— START OF Supplied material —

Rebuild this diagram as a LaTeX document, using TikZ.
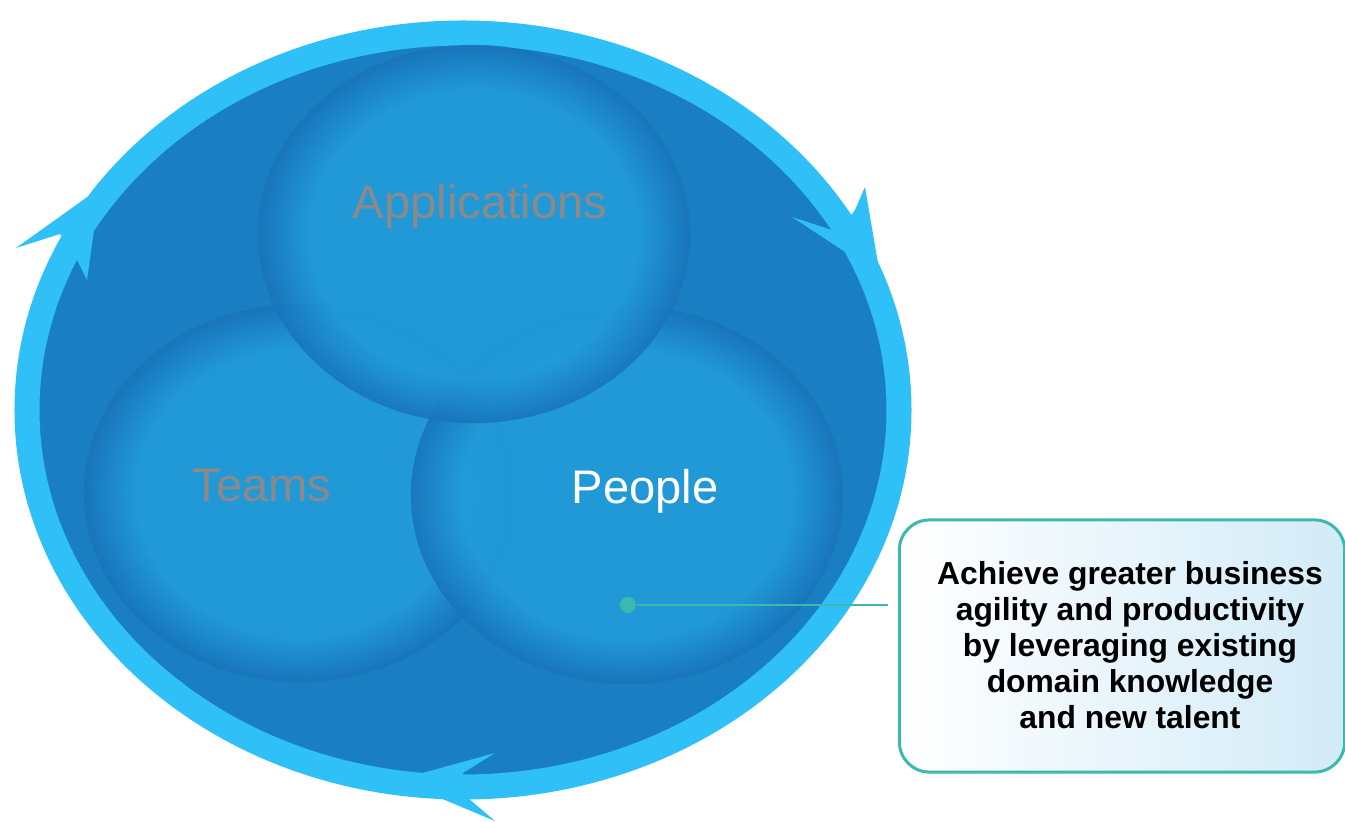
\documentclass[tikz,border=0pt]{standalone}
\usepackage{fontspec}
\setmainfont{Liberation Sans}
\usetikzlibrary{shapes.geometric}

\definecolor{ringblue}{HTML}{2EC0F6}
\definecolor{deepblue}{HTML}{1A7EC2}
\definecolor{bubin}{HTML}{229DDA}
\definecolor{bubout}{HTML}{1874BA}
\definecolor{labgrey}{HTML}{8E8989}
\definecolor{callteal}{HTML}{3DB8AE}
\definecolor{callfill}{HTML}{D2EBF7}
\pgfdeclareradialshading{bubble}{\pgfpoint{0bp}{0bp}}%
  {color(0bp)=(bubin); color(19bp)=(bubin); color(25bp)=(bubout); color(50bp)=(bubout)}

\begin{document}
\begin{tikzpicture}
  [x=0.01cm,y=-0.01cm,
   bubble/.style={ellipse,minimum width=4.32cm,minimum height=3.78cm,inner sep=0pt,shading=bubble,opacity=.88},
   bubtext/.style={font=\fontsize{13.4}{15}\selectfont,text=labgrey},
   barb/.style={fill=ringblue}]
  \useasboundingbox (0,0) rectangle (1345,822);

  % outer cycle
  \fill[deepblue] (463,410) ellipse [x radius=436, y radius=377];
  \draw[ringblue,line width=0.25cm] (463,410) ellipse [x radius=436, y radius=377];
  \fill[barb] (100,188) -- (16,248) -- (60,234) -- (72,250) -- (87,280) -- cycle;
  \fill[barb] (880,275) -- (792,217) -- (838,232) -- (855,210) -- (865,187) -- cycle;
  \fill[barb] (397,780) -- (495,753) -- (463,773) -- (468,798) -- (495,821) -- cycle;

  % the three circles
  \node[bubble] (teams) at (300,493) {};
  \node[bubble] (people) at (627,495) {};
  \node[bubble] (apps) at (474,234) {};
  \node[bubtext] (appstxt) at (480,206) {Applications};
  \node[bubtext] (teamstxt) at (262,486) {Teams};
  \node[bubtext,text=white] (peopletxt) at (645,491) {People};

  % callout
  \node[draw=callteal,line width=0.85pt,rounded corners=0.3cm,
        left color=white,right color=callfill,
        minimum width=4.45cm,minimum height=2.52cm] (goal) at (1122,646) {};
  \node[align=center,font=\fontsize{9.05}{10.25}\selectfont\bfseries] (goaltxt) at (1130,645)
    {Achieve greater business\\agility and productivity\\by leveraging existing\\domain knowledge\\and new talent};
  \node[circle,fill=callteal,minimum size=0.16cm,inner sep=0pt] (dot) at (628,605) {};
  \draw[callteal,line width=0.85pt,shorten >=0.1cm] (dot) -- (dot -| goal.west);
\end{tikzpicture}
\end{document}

— END OF Supplied material —

### Stated goal
Please write out all the data again word for word, but not the pictures.

### Result for this task
Rebuild this diagram as a LaTeX document, using TikZ.
\documentclass[tikz,border=0pt]{standalone}
\usepackage{fontspec}
\setmainfont{Liberation Sans}
\usetikzlibrary{shapes.geometric}

\definecolor{ringblue}{HTML}{2EC0F6}
\definecolor{deepblue}{HTML}{1A7EC2}
\definecolor{bubin}{HTML}{229DDA}
\definecolor{bubout}{HTML}{1874BA}
\definecolor{labgrey}{HTML}{8E8989}
\definecolor{callteal}{HTML}{3DB8AE}
\definecolor{callfill}{HTML}{D2EBF7}
\pgfdeclareradialshading{bubble}{\pgfpoint{0bp}{0bp}}%
  {color(0bp)=(bubin); color(19bp)=(bubin); color(25bp)=(bubout); color(50bp)=(bubout)}

\begin{document}
\begin{tikzpicture}
  [x=0.01cm,y=-0.01cm,
   bubble/.style={ellipse,minimum width=4.32cm,minimum height=3.78cm,inner sep=0pt,shading=bubble,opacity=.88},
   bubtext/.style={font=\fontsize{13.4}{15}\selectfont,text=labgrey},
   barb/.style={fill=ringblue}]
  \useasboundingbox (0,0) rectangle (1345,822);

  % outer cycle
  \fill[deepblue] (463,410) ellipse [x radius=436, y radius=377];
  \draw[ringblue,line width=0.25cm] (463,410) ellipse [x radius=436, y radius=377];
  \fill[barb] (100,188) -- (16,248) -- (60,234) -- (72,250) -- (87,280) -- cycle;
  \fill[barb] (880,275) -- (792,217) -- (838,232) -- (855,210) -- (865,187) -- cycle;
  \fill[barb] (397,780) -- (495,753) -- (463,773) -- (468,798) -- (495,821) -- cycle;

  % the three circles
  \node[bubble] (teams) at (300,493) {};
  \node[bubble] (people) at (627,495) {};
  \node[bubble] (apps) at (474,234) {};
  \node[bubtext] (appstxt) at (480,206) {Applications};
  \node[bubtext] (teamstxt) at (262,486) {Teams};
  \node[bubtext,text=white] (peopletxt) at (645,491) {People};

  % callout
  \node[draw=callteal,line width=0.85pt,rounded corners=0.3cm,
        left color=white,right color=callfill,
        minimum width=4.45cm,minimum height=2.52cm] (goal) at (1122,646) {};
  \node[align=center,font=\fontsize{9.05}{10.25}\selectfont\bfseries] (goaltxt) at (1130,645)
    {Achieve greater business\\agility and productivity\\by leveraging existing\\domain knowledge\\and new talent};
  \node[circle,fill=callteal,minimum size=0.16cm,inner sep=0pt] (dot) at (628,605) {};
  \draw[callteal,line width=0.85pt,shorten >=0.1cm] (dot) -- (dot -| goal.west);
\end{tikzpicture}
\end{document}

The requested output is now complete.